**Data segment**
═══

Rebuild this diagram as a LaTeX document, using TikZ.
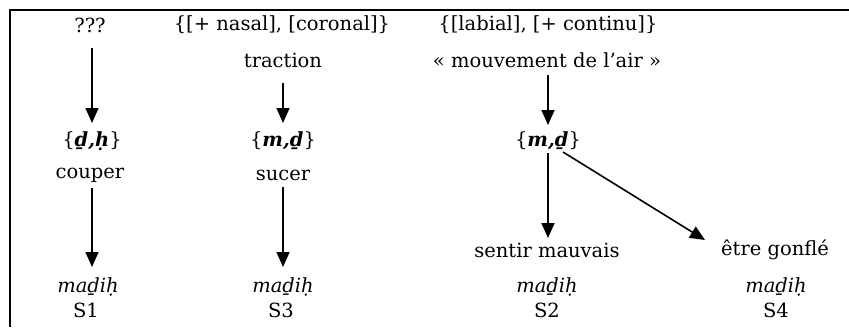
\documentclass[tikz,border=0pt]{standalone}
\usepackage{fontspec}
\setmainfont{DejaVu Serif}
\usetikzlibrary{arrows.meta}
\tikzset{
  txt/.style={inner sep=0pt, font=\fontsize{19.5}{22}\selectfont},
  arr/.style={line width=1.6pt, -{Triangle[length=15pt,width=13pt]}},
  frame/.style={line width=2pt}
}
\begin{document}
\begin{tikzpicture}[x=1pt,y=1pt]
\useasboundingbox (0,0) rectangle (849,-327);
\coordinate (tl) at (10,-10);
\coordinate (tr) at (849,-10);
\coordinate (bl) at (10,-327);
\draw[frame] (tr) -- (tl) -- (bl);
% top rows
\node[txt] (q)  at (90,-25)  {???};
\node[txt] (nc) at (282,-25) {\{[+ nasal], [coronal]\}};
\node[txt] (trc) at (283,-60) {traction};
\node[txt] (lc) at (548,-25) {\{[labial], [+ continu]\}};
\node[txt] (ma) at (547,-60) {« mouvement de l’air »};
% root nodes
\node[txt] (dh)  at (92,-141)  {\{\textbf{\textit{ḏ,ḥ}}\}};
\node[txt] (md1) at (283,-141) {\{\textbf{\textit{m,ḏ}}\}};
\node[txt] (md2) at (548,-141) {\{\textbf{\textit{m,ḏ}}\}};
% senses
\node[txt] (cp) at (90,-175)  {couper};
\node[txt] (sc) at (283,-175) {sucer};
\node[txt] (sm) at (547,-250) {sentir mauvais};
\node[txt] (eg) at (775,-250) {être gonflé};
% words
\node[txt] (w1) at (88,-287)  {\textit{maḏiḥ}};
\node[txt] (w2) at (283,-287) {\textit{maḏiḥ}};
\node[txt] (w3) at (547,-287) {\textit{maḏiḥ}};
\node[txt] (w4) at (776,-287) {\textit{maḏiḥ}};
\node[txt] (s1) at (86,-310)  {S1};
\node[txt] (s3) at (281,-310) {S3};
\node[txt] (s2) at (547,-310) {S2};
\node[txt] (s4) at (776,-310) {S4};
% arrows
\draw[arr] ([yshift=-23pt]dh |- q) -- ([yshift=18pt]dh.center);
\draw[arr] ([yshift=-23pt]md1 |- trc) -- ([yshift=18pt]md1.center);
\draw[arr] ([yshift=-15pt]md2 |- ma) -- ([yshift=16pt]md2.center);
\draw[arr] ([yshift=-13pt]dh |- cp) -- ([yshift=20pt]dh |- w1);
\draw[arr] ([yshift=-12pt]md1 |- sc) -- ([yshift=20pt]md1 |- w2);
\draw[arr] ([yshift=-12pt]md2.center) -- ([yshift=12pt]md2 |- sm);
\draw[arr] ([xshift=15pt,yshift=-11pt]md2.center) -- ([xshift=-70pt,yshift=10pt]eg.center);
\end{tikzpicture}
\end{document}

═══

**What is expected**
Quote the full listing above word for word; exclude every picture from the copy.

**Finished exercise**
Rebuild this diagram as a LaTeX document, using TikZ.
\documentclass[tikz,border=0pt]{standalone}
\usepackage{fontspec}
\setmainfont{DejaVu Serif}
\usetikzlibrary{arrows.meta}
\tikzset{
  txt/.style={inner sep=0pt, font=\fontsize{19.5}{22}\selectfont},
  arr/.style={line width=1.6pt, -{Triangle[length=15pt,width=13pt]}},
  frame/.style={line width=2pt}
}
\begin{document}
\begin{tikzpicture}[x=1pt,y=1pt]
\useasboundingbox (0,0) rectangle (849,-327);
\coordinate (tl) at (10,-10);
\coordinate (tr) at (849,-10);
\coordinate (bl) at (10,-327);
\draw[frame] (tr) -- (tl) -- (bl);
% top rows
\node[txt] (q)  at (90,-25)  {???};
\node[txt] (nc) at (282,-25) {\{[+ nasal], [coronal]\}};
\node[txt] (trc) at (283,-60) {traction};
\node[txt] (lc) at (548,-25) {\{[labial], [+ continu]\}};
\node[txt] (ma) at (547,-60) {« mouvement de l’air »};
% root nodes
\node[txt] (dh)  at (92,-141)  {\{\textbf{\textit{ḏ,ḥ}}\}};
\node[txt] (md1) at (283,-141) {\{\textbf{\textit{m,ḏ}}\}};
\node[txt] (md2) at (548,-141) {\{\textbf{\textit{m,ḏ}}\}};
% senses
\node[txt] (cp) at (90,-175)  {couper};
\node[txt] (sc) at (283,-175) {sucer};
\node[txt] (sm) at (547,-250) {sentir mauvais};
\node[txt] (eg) at (775,-250) {être gonflé};
% words
\node[txt] (w1) at (88,-287)  {\textit{maḏiḥ}};
\node[txt] (w2) at (283,-287) {\textit{maḏiḥ}};
\node[txt] (w3) at (547,-287) {\textit{maḏiḥ}};
\node[txt] (w4) at (776,-287) {\textit{maḏiḥ}};
\node[txt] (s1) at (86,-310)  {S1};
\node[txt] (s3) at (281,-310) {S3};
\node[txt] (s2) at (547,-310) {S2};
\node[txt] (s4) at (776,-310) {S4};
% arrows
\draw[arr] ([yshift=-23pt]dh |- q) -- ([yshift=18pt]dh.center);
\draw[arr] ([yshift=-23pt]md1 |- trc) -- ([yshift=18pt]md1.center);
\draw[arr] ([yshift=-15pt]md2 |- ma) -- ([yshift=16pt]md2.center);
\draw[arr] ([yshift=-13pt]dh |- cp) -- ([yshift=20pt]dh |- w1);
\draw[arr] ([yshift=-12pt]md1 |- sc) -- ([yshift=20pt]md1 |- w2);
\draw[arr] ([yshift=-12pt]md2.center) -- ([yshift=12pt]md2 |- sm);
\draw[arr] ([xshift=15pt,yshift=-11pt]md2.center) -- ([xshift=-70pt,yshift=10pt]eg.center);
\end{tikzpicture}
\end{document}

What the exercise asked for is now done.